[Requirement]
Show every line where "seaborn" occurs.

▼

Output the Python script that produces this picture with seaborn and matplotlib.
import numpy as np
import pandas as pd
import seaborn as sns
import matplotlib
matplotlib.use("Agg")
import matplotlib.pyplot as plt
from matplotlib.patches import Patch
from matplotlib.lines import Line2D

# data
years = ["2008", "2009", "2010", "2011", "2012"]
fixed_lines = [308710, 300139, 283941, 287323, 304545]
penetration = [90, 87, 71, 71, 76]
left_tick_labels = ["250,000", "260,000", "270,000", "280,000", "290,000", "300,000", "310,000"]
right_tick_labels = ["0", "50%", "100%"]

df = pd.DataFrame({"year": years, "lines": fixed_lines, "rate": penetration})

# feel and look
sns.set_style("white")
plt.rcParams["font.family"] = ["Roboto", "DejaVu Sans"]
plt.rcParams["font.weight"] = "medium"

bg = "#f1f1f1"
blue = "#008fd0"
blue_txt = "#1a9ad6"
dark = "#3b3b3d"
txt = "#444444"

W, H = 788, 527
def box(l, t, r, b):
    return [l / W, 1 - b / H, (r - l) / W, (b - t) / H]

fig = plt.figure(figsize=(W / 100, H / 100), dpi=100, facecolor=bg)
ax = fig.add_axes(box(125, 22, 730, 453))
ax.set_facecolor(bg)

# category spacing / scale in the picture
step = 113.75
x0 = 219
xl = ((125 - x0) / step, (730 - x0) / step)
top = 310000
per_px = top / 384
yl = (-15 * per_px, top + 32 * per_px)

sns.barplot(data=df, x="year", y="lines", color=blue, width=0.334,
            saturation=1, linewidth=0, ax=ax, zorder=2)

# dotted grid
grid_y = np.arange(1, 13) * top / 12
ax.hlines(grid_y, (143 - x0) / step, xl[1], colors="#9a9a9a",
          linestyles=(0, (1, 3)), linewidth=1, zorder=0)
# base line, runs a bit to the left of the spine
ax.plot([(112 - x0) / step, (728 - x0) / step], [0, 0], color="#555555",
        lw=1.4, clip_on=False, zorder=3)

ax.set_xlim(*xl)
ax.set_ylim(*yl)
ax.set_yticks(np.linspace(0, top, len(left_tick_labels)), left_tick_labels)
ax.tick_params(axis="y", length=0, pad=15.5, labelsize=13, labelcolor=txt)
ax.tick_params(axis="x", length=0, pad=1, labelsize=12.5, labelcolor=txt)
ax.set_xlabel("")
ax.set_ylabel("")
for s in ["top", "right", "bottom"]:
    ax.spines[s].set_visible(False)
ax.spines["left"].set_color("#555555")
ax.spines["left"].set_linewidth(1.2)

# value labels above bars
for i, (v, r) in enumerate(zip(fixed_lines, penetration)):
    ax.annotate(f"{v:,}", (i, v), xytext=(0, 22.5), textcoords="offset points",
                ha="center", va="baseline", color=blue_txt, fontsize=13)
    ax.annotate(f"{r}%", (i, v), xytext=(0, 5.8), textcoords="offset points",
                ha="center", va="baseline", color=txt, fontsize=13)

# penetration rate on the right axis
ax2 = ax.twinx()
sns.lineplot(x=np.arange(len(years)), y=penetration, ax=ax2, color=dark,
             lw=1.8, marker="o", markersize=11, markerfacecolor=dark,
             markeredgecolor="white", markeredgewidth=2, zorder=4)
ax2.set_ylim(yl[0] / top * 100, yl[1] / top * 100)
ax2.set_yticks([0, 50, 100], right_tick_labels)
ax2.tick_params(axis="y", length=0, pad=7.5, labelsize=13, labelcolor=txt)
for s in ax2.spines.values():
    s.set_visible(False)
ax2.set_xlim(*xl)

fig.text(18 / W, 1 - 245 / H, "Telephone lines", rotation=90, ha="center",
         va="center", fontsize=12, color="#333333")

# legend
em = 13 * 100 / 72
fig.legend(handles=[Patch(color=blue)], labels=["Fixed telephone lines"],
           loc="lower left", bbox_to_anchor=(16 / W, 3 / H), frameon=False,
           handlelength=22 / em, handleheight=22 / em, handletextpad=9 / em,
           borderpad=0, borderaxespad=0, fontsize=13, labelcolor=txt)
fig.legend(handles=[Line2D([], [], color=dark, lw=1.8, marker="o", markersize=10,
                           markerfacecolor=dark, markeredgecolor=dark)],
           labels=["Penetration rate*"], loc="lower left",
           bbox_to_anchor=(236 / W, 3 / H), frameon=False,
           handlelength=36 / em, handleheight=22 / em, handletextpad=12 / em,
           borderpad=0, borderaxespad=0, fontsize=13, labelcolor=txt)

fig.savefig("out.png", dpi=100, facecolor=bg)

▲
▼

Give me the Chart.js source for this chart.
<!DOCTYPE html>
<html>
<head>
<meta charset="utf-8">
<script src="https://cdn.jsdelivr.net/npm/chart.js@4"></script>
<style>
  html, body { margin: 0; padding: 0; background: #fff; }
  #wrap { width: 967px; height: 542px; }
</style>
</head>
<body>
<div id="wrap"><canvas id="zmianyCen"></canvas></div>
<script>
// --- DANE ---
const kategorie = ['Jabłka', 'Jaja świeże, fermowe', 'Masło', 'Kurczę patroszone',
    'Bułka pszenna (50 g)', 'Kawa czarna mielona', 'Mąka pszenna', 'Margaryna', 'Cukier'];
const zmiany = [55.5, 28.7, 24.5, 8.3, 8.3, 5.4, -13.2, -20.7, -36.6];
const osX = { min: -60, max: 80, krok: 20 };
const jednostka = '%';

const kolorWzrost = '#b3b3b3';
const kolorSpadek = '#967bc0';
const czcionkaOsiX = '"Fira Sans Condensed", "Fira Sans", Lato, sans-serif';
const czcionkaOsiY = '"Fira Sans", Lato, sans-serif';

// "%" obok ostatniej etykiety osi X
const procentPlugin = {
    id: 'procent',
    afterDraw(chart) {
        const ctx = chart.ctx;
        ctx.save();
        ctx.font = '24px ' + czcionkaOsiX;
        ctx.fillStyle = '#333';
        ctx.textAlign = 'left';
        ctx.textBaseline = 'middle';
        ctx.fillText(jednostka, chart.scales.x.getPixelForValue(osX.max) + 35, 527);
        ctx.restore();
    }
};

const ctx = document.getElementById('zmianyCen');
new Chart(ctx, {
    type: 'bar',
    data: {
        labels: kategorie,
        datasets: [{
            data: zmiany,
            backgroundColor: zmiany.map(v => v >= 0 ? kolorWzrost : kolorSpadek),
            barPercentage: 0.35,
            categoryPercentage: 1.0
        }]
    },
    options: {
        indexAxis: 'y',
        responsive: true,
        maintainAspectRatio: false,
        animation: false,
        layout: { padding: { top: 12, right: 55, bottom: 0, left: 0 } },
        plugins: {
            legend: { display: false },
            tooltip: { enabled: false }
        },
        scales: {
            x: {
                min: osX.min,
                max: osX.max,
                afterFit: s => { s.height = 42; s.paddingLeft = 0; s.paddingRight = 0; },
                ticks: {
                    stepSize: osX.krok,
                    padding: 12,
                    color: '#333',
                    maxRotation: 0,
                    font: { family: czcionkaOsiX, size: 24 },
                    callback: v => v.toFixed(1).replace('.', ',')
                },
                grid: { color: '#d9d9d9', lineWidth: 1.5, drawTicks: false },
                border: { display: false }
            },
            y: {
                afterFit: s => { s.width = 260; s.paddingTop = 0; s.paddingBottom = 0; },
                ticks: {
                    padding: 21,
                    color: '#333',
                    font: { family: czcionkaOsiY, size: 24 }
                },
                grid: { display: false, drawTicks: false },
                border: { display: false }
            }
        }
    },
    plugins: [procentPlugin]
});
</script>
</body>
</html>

▲

[Solved problem]
Output the Python script that produces this picture with seaborn and matplotlib.
import seaborn as sns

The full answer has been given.